Virtualising the wide area network
According to Citrix’s Cloudbridge Networking Group Senior Director of Product Marketing, Karl Brown, there are two approaches towards deploying mobile workspaces to branch offices. A WAN comprises of communication links that allows workers to access enterprise applications sitting at a centralised data centre.
Brown explained, “The first approach is wide area network (WAN) optimisation, which optimises bandwidth by doing things like compressing data and accelerating protocols.”
Apparently, this approach goes well for enterprises with expensive multiprotocol label switching or MPLS technology; WAN optimisation ‘squeezes’ MPLS connections so that it gives the best throughput possible.
The second approach, virtual WAN is relatively new for Citrix and Brown described it as the ‘most exciting solution out there in the market today.’
Virtual WAN
Simply put, virtual WAN consists of physical or virtual appliances at WAN nodes (branch or centralised), and a management software.
From Citrix’s point of view, the virtual WAN is great for adding bandwidth via DSL services, the Internet, or reliable 4G connectivity.
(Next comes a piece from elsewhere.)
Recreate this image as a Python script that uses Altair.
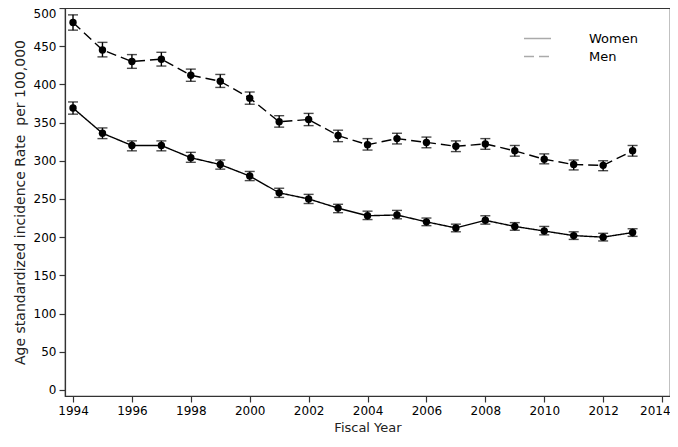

“Virtual WAN bonds these different connections together, so the end user and the data centre, it looks like one big logical connection is between them,” said Brown.
It is now actually possible to scale bandwidth with virtual WAN, but the challenge remains that the public Internet is not reliable or SLA-ready. For enterprises, the public Internet spells higher latency and packet loss, which is bad for business.
Citrix is recommending a dual-approach however, which explains the Gartner term for virtual WAN being ‘hybrid WAN’ instead. Brown said, “With virtual WAN, we want to promote using (a hybrid of) both services, and augment MPLS with the Internet.
A virtual solution, also almost always means a solution that is software-defined by nature, which gives it features of programmability, greater agility and greater orchestration, all on-demand.
Brown said, “Our appliances are intelligent enough to detect mission-critical apps and decide which path to use. And if one of the links fails, the app moves to the next best link.”
Virtual WAN in ASEAN
According to Brown, in lesser developed countries, MPLS is quite unreliable. “Across ASEAN today, there are a lot of issues with MPLS – it is expensive, it can be unreliable and a lot of companies in this region, have many branch offices.”
Citrix’s virtual WAN solution launched in Malaysia in late May, and Citrix’s networking Sales Leader in ASEAN, Lee Jae Won observed “Getting comfortable with the idea of using Internet access, is a hurdle for some businesses. It represents an opportunity for cost reduction, but it is still a change in how they do things.”
Brown concluded that typically there is up to 80-percent reduction in cost when using a virtual WAN compared to an MPLS connection.